Como: The Romantic Counterpoint
Briefly, we must look at the other side of this cancelled ticket. Cesc Fàbregas is attempting something equally ambitious at Como. He is trying to import a pure Spanish positional play style—La Pausa, rapid triangles, playing through the third man—into the rigorous tactical chessboard of Italy. Like Fonseca, Fàbregas needs time. Como’s survival in the top flight won’t be dictated by their commercial appeal, but by their ability to execute complex passing patterns under duress.
For Fàbregas, a rookie manager, the scrapping of this tour is arguably even more beneficial. It prevents his squad, a mix of veterans (like Sergi Roberto) and hungry talent (like Nico Paz), from being paraded as show ponies when they need to be training as racehorses.

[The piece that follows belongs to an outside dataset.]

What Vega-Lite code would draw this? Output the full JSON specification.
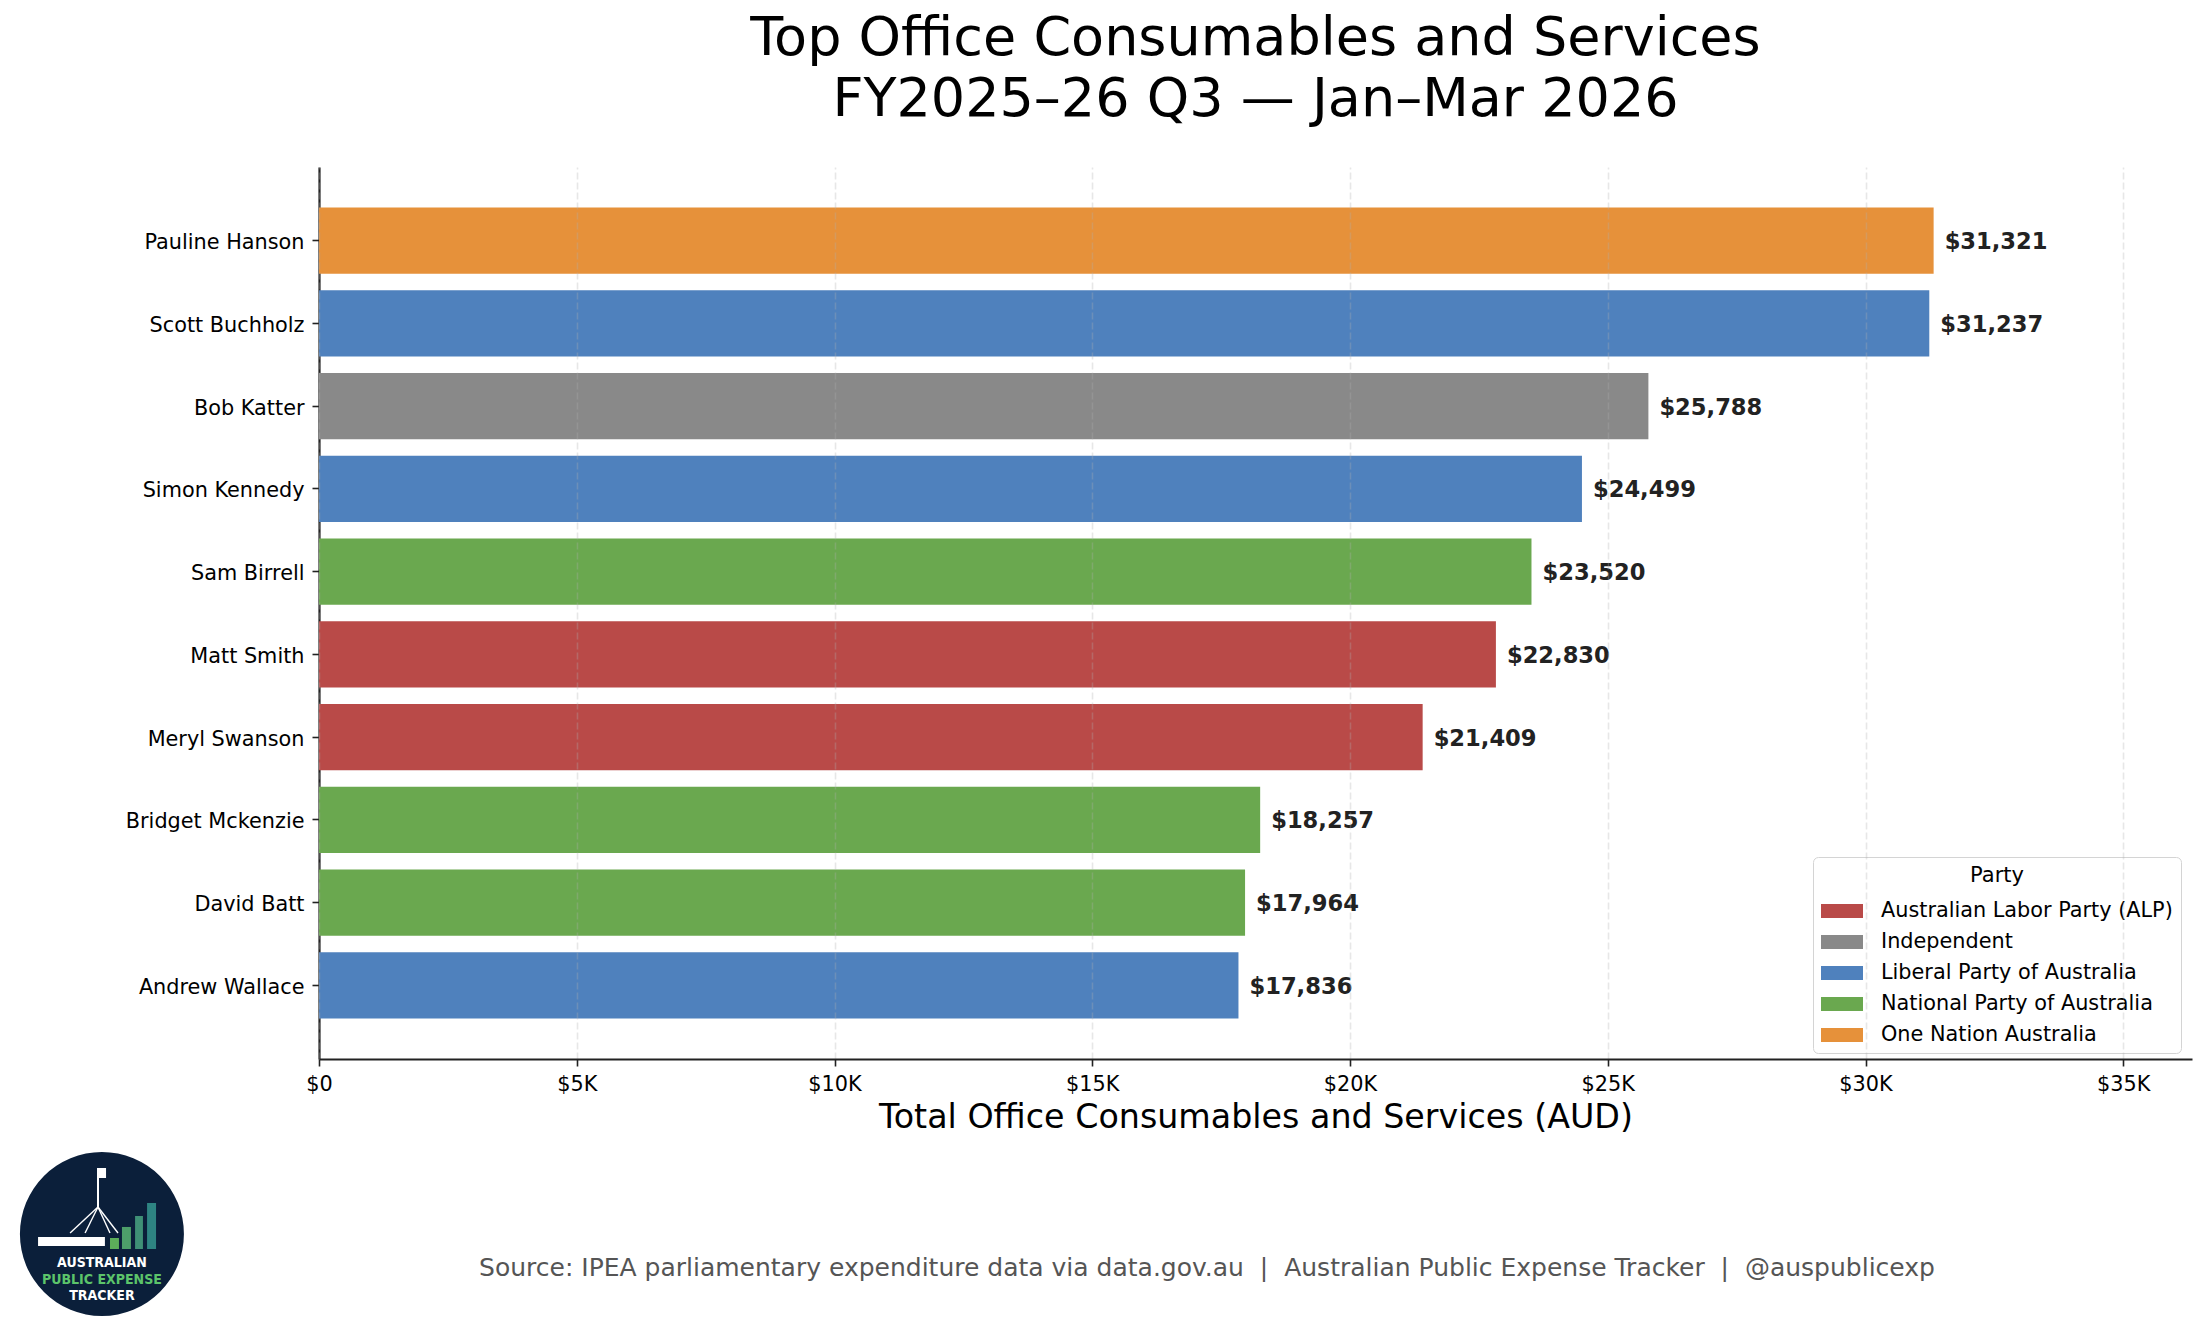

The Verdict: Sustainable or Ephemeral?
So, is Fonseca’s project sustainable? The skepticism is warranted. Serie A is a league that historically punishes dogmatism. From Zdeněk Zeman’s Foggia to Luis Enrique’s Roma, coaches who prioritize aesthetics over structural solidity often face a brutal reckoning. Milan’s current trajectory suggests a team capable of beating Real Madrid on a Tuesday and losing to Cagliari on a Saturday. That volatility is the hallmark of a team that understands the idea of the philosophy but lacks the muscle memory to execute it consistently.
The cancellation of the Perth friendly is a small administrative footnote, but it symbolizes a momentary reprieve from the relentless grind of modern football commerce. It grants Fonseca the one resource money cannot buy: time. If he uses it to tighten the gap between his center-backs and his pivot, to synchronize the press, and to bridge the gap between Leão and the rest of the squad, this non-event might be more valuable than any trophy lifted in a pre-season tournament.
Football is played on grass, not on spreadsheets. For once, the grass won.